**Task objective**
Please copy out exactly, and only, the lines between the line with "Write a Python" and the line with "import matplotlib.transforms as mtransforms", both included. Pictures are to be omitted.

>>>

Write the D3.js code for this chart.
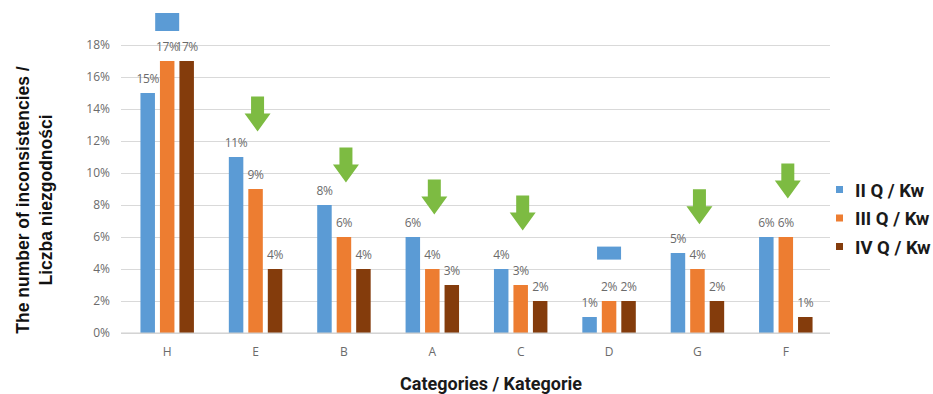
<!DOCTYPE html>
<html>
<head>
<meta charset="utf-8">
<script src="https://cdn.jsdelivr.net/npm/d3@7"></script>
<style>
  html, body { margin: 0; padding: 0; background: #fff; }
  svg { display: block; }
</style>
</head>
<body>
<svg id="chart" width="933" height="394"></svg>
<script>
// Category order along the x axis
const categories = ["H", "E", "B", "A", "C", "D", "G", "F"];
// Quarter series (share of inconsistencies, %)
const seriesNames = ["II Q / Kw", "III Q / Kw", "IV Q / Kw"];
const q2 = [15, 11, 8, 6, 4, 1, 5, 6];
const q3 = [17, 9, 6, 4, 3, 2, 4, 6];
const q4 = [17, 4, 4, 3, 2, 2, 2, 1];
const yTicks = [0, 2, 4, 6, 8, 10, 12, 14, 16, 18];
// Categories marked with a downward trend arrow
const arrowCats = ["E", "B", "A", "C", "G", "F"];
// Arrow tip value (in %) for each marked category
const arrowTips = [12.6, 9.4, 7.4, 6.4, 6.8, 8.4];
// Loose blue markers: [category, value at marker top]
const blueMarks = [["H", 20], ["D", 5.4]];

const colors = ["#5B9BD5", "#ED7D31", "#843C0C"];
const values = [q2, q3, q4];

const svg = d3.select("#chart");
const m = { left: 123, right: 830, top: 45, bottom: 333 };

const y = d3.scaleLinear().domain([0, 18]).range([m.bottom, m.top]);
const x0 = d3.scaleBand().domain(categories).range([m.left, m.right])
  .paddingInner(0.395).paddingOuter(0.1975);
const x1 = d3.scaleBand().domain(seriesNames).range([0, x0.bandwidth()])
  .paddingInner(0.256).paddingOuter(0);

// Horizontal grid
const grid = d3.axisLeft(y).tickValues(yTicks).tickSize(-(m.right - 121)).tickFormat("");
svg.append("g").attr("transform", `translate(121,0)`).call(grid)
  .call(g => g.select(".domain").remove())
  .call(g => g.selectAll("line").attr("stroke", "#d9d9d9").attr("stroke-width", 1));

// Y tick labels
const yAxis = d3.axisLeft(y).tickValues(yTicks).tickSize(0).tickPadding(0)
  .tickFormat(d => d + "%");
svg.append("g").attr("transform", `translate(110,0)`).call(yAxis)
  .call(g => g.select(".domain").remove())
  .call(g => g.selectAll("text").attr("fill", "#6b6b6b")
    .style("font-family", "'Open Sans', sans-serif").style("font-size", "12px"));

// Bars
const rows = categories.map((c, i) => ({ cat: c, vals: values.map(v => v[i]) }));
const groups = svg.append("g").selectAll("g").data(rows).join("g")
  .attr("transform", d => `translate(${x0(d.cat)},0)`);
groups.selectAll("rect").data(d => d.vals.map((v, k) => ({ v, s: seriesNames[k], k })))
  .join("rect")
  .attr("x", d => x1(d.s)).attr("width", x1.bandwidth())
  .attr("y", d => y(d.v)).attr("height", d => y(0) - y(d.v))
  .attr("fill", d => colors[d.k]);

// Value labels
groups.selectAll("text").data(d => d.vals.map((v, k) => ({ v, s: seriesNames[k], k })))
  .join("text")
  .attr("x", d => x1(d.s) + x1.bandwidth() / 2)
  .attr("y", d => y(d.v) - 10)
  .attr("text-anchor", "middle")
  .attr("fill", "#6b6b6b")
  .style("font-family", "'Open Sans', sans-serif").style("font-size", "12px")
  .style("letter-spacing", "-0.4px")
  .text(d => d.v + "%");

// Baseline
svg.append("line").attr("x1", 121).attr("x2", m.right).attr("y1", y(0)).attr("y2", y(0))
  .attr("stroke", "#cfcfcf");

// Category labels
const xAxis = d3.axisBottom(x0).tickSize(0).tickPadding(0);
svg.append("g").attr("transform", `translate(0,${y(0) + 14})`).call(xAxis)
  .call(g => g.select(".domain").remove())
  .call(g => g.selectAll("text").attr("fill", "#6b6b6b")
    .style("font-family", "'Open Sans', sans-serif").style("font-size", "12px"));

// Green trend arrows
const arrowPath = (cx, tipY) => {
  const hw = 13, sw = 6.5, headH = 18, shaftH = 17;
  const top = tipY - headH - shaftH, neck = tipY - headH;
  return `M${cx - sw},${top}H${cx + sw}V${neck}H${cx + hw}L${cx},${tipY}L${cx - hw},${neck}H${cx - sw}Z`;
};
svg.append("g").selectAll("path").data(arrowCats.map((c, i) => ({ c, t: arrowTips[i] })))
  .join("path")
  .attr("d", d => arrowPath(x0(d.c) + x0.bandwidth() / 2 + 2, y(d.t)))
  .attr("fill", "#7DBB42");

// Blue markers
svg.append("g").selectAll("rect").data(blueMarks).join("rect")
  .attr("x", d => x0(d[0]) + x0.bandwidth() / 2 - 12)
  .attr("y", d => y(d[1]))
  .attr("width", 24).attr("height", d => d[0] === "H" ? 18 : 13)
  .attr("fill", "#5B9BD5");

// Legend
const legend = svg.append("g").attr("transform", "translate(836,0)");
seriesNames.forEach((s, i) => {
  const cy = 190 + i * 28.5;
  legend.append("rect").attr("x", 0).attr("y", cy - 4).attr("width", 7).attr("height", 7)
    .attr("fill", colors[i]);
  legend.append("text").attr("x", 19).attr("y", cy + 6.5)
    .style("font-family", "Roboto, sans-serif").style("font-weight", "bold")
    .style("font-size", "18.5px").attr("fill", "#1a1a1a").text(s);
});

// Axis titles
svg.append("text").attr("x", 491).attr("y", 390).attr("text-anchor", "middle")
  .style("font-family", "Roboto, sans-serif").style("font-weight", "bold")
  .style("font-size", "18px").attr("fill", "#1a1a1a").text("Categories / Kategorie");

const yTitle = svg.append("text").attr("transform", "translate(0,200) rotate(-90)")
  .attr("text-anchor", "middle")
  .style("font-family", "'Liberation Sans', Arial, sans-serif").style("font-weight", "bold")
  .style("font-size", "17.5px").attr("fill", "#111");
yTitle.append("tspan").attr("x", 0).attr("y", 29).text("The number of inconsistencies /");
yTitle.append("tspan").attr("x", 0).attr("y", 52).text("Liczba niezgodności");
</script>
</body>
</html>
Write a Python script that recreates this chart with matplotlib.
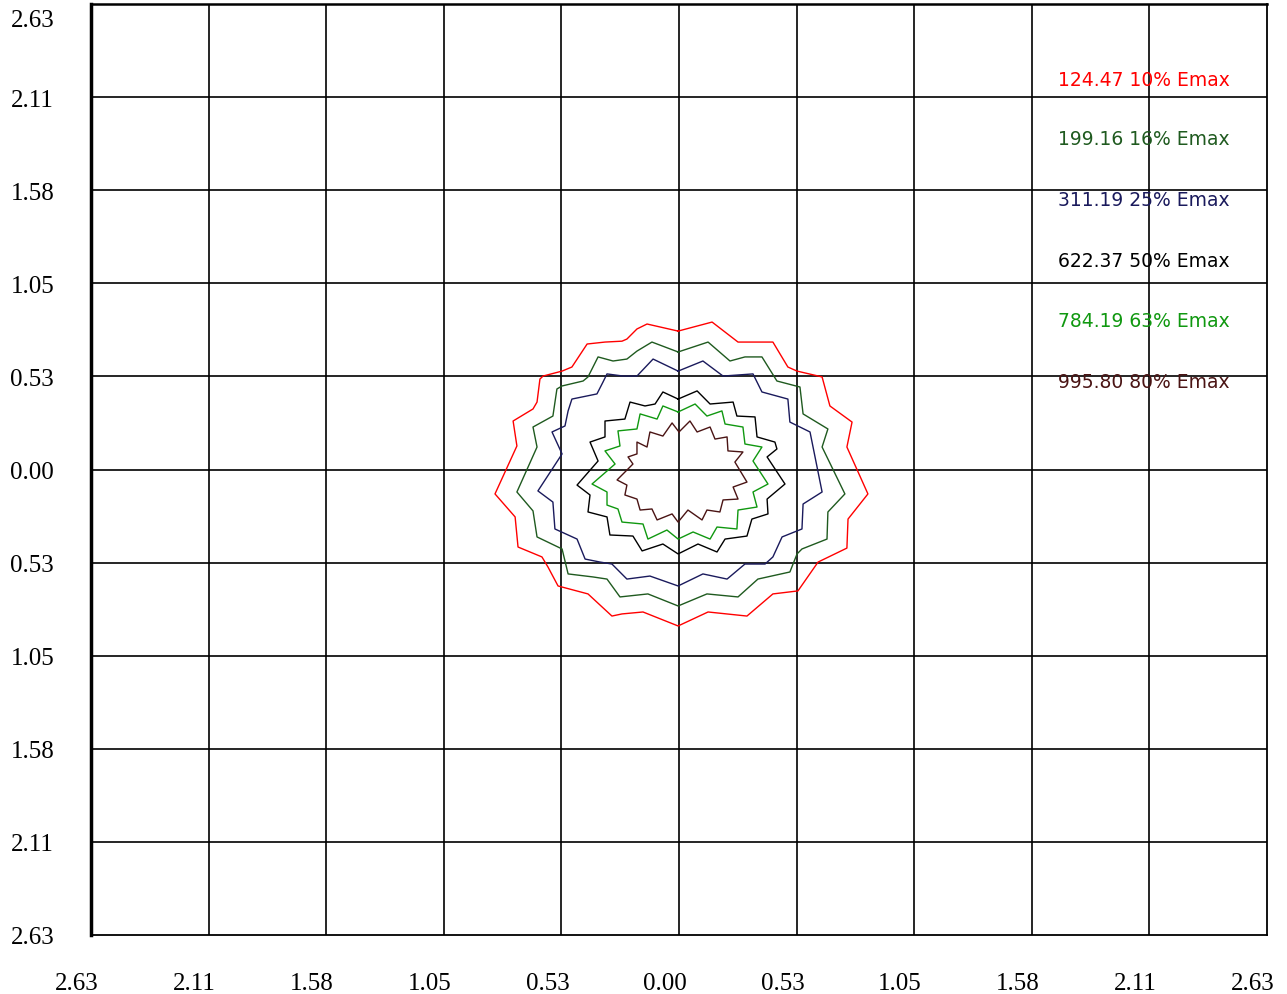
import matplotlib
matplotlib.use("Agg")
import matplotlib.pyplot as plt
import matplotlib.transforms as mtransforms

# ---- data ----
tick_values = [-2.63, -2.104, -1.578, -1.052, -0.526, 0.0, 0.526, 1.052, 1.578, 2.104, 2.63]
tick_labels = ["2.63", "2.11", "1.58", "1.05", "0.53", "0.00", "0.53", "1.05", "1.58", "2.11", "2.63"]

level_labels = ["124.47 10% Emax", "199.16 16% Emax", "311.19 25% Emax",
                "622.37 50% Emax", "784.19 63% Emax", "995.80 80% Emax"]
level_colors = ["#ff0000", "#1f5a1f", "#1a1a5c", "#000000", "#109810", "#4a1414"]

red_x = [-0.004, -0.143, -0.188, -0.233, -0.255, -0.331, -0.411, -0.479, -0.523, -0.608, -0.622,
         -0.635, -0.653, -0.742, -0.725, -0.823, -0.733, -0.720, -0.613, -0.586, -0.541, -0.407,
         -0.300, -0.255, -0.161, -0.004, 0.130, 0.304, 0.420, 0.532, 0.622, 0.751, 0.756, 0.845,
         0.751, 0.774, 0.675, 0.640, 0.528, 0.487, 0.420, 0.264, 0.148]
red_y = [0.782, 0.822, 0.794, 0.737, 0.725, 0.720, 0.709, 0.579, 0.556, 0.528, 0.511,
         0.381, 0.342, 0.274, 0.133, -0.138, -0.268, -0.438, -0.494, -0.551, -0.658, -0.703,
         -0.828, -0.816, -0.805, -0.884, -0.805, -0.828, -0.703, -0.686, -0.523, -0.444, -0.280, -0.138,
         0.127, 0.268, 0.359, 0.523, 0.556, 0.579, 0.720, 0.720, 0.833]

dkgreen_x = [-0.004, -0.121, -0.188, -0.233, -0.295, -0.362, -0.407, -0.429, -0.523, -0.546, -0.564,
             -0.653, -0.635, -0.725, -0.653, -0.635, -0.523, -0.496, -0.385, -0.322, -0.264, -0.139,
             -0.004, 0.125, 0.264, 0.353, 0.496, 0.528, 0.550, 0.662, 0.666, 0.742, 0.640, 0.666,
             0.555, 0.541, 0.438, 0.371, 0.295, 0.228, 0.130]
dkgreen_y = [0.664, 0.720, 0.669, 0.624, 0.613, 0.636, 0.523, 0.500, 0.472, 0.455, 0.302,
             0.240, 0.127, -0.127, -0.234, -0.381, -0.449, -0.590, -0.607, -0.619, -0.720, -0.703,
             -0.771, -0.703, -0.720, -0.619, -0.579, -0.477, -0.449, -0.393, -0.240, -0.138, 0.127, 0.229,
             0.314, 0.466, 0.500, 0.636, 0.636, 0.613, 0.720]

navy_x = [-0.004, -0.116, -0.188, -0.250, -0.322, -0.340, -0.367, -0.479, -0.496, -0.510, -0.568,
          -0.523, -0.631, -0.564, -0.555, -0.456, -0.420, -0.353, -0.300, -0.233, -0.130, -0.004,
          0.107, 0.215, 0.295, 0.385, 0.420, 0.461, 0.550, 0.555, 0.640, 0.586, 0.496, 0.487,
          0.371, 0.331, 0.197, 0.107]
navy_y = [0.556, 0.624, 0.528, 0.528, 0.540, 0.494, 0.427, 0.398, 0.331, 0.246, 0.212,
          0.088, -0.121, -0.184, -0.336, -0.393, -0.506, -0.523, -0.534, -0.619, -0.602, -0.658,
          -0.590, -0.619, -0.534, -0.534, -0.494, -0.381, -0.336, -0.195, -0.127, 0.212, 0.268, 0.398,
          0.438, 0.540, 0.528, 0.613]

black_x = [-0.004, -0.072, -0.107, -0.152, -0.219, -0.242, -0.331, -0.331, -0.398, -0.362, -0.456,
           -0.398, -0.407, -0.322, -0.309, -0.206, -0.165, -0.072, -0.004, 0.085, 0.170, 0.206,
           0.304, 0.326, 0.398, 0.394, 0.474, 0.394, 0.438, 0.429, 0.349, 0.340, 0.259, 0.242,
           0.139, 0.081]
black_y = [0.398, 0.438, 0.370, 0.359, 0.381, 0.285, 0.274, 0.184, 0.155, 0.048, -0.088,
           -0.144, -0.240, -0.268, -0.370, -0.376, -0.460, -0.421, -0.477, -0.421, -0.466, -0.393,
           -0.376, -0.280, -0.251, -0.167, -0.082, 0.071, 0.116, 0.155, 0.184, 0.297, 0.302, 0.381,
           0.370, 0.444]

green_x = [-0.004, -0.072, -0.098, -0.174, -0.188, -0.273, -0.264, -0.331, -0.286, -0.389, -0.322,
           -0.322, -0.273, -0.255, -0.161, -0.139, -0.054, -0.004, 0.063, 0.139, 0.170, 0.259,
           0.264, 0.349, 0.331, 0.398, 0.331, 0.371, 0.295, 0.286, 0.206, 0.192, 0.125, 0.072]
green_y = [0.325, 0.359, 0.285, 0.314, 0.229, 0.218, 0.133, 0.105, 0.031, -0.082, -0.127,
           -0.201, -0.223, -0.297, -0.308, -0.393, -0.342, -0.393, -0.353, -0.393, -0.325, -0.336,
           -0.229, -0.212, -0.127, -0.082, 0.048, 0.127, 0.144, 0.240, 0.257, 0.331, 0.302, 0.370]

brown_x = [0.000, -0.031, -0.072, -0.130, -0.143, -0.188, -0.188, -0.228, -0.206, -0.277, -0.233,
           -0.242, -0.188, -0.174, -0.121, -0.098, -0.031, -0.004, 0.040, 0.103, 0.125, 0.183,
           0.197, 0.264, 0.242, 0.304, 0.250, 0.286, 0.219, 0.215, 0.161, 0.139, 0.081, 0.049]
brown_y = [0.212, 0.263, 0.189, 0.212, 0.127, 0.155, 0.088, 0.071, 0.031, -0.059, -0.088,
           -0.144, -0.167, -0.229, -0.223, -0.285, -0.251, -0.297, -0.229, -0.285, -0.229, -0.240,
           -0.172, -0.167, -0.099, -0.071, 0.042, 0.099, 0.105, 0.184, 0.172, 0.240, 0.212, 0.274]

contours = [(red_x, red_y), (dkgreen_x, dkgreen_y), (navy_x, navy_y),
            (black_x, black_y), (green_x, green_y), (brown_x, brown_y)]

# ---- figure ----
fig = plt.figure(figsize=(12.87, 9.95), dpi=100)
ax = fig.add_axes([91 / 1287, 1 - 936 / 995, 1176 / 1287, 931 / 995])
ax.set_xlim(-2.63, 2.63)
ax.set_ylim(-2.63, 2.63)

for v in tick_values[1:-1]:
    ax.axvline(v, color="black", lw=1.2, zorder=1)
    ax.axhline(v, color="black", lw=1.2, zorder=1)

for (xs, ys), c in zip(contours, level_colors):
    ax.plot(list(xs) + [xs[0]], list(ys) + [ys[0]], color=c, lw=1.0, zorder=3)

for sp in ["right", "bottom"]:
    ax.spines[sp].set_linewidth(1.3)
ax.spines["top"].set_linewidth(1.8)
ax.spines["left"].set_linewidth(2.5)

serif = ["Liberation Serif", "DejaVu Serif"]
ax.set_xticks(tick_values)
ax.set_xticklabels(tick_labels, family=serif, fontsize=18)
ax.set_yticks(tick_values)
ax.set_yticklabels(tick_labels, family=serif, fontsize=18, ha="left")
ax.tick_params(axis="both", length=0)
ax.tick_params(axis="x", pad=27)
ax.tick_params(axis="y", pad=58)

# shift x tick labels slightly left, top y label down
offset = mtransforms.ScaledTranslation(-14 / 100, 0, fig.dpi_scale_trans)
for lab in ax.get_xticklabels():
    lab.set_transform(lab.get_transform() + offset)
ylabs = ax.get_yticklabels()
ylabs[-1].set_va("top")
ylabs[-1].set_transform(ylabs[-1].get_transform()
                        + mtransforms.ScaledTranslation(0, -5 / 100, fig.dpi_scale_trans))

legend_y = [0.919, 0.855, 0.790, 0.724, 0.660, 0.594]
for lab, c, yy in zip(level_labels, level_colors, legend_y):
    ax.text(0.822, yy, lab, color=c, transform=ax.transAxes, fontsize=13.5,
            family=["DejaVu Sans"], va="center", ha="left", zorder=4)

fig.savefig("out.png", dpi=100)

<<<

**Response for this exercise**
Write a Python script that recreates this chart with matplotlib.
import matplotlib
matplotlib.use("Agg")
import matplotlib.pyplot as plt
import matplotlib.transforms as mtransforms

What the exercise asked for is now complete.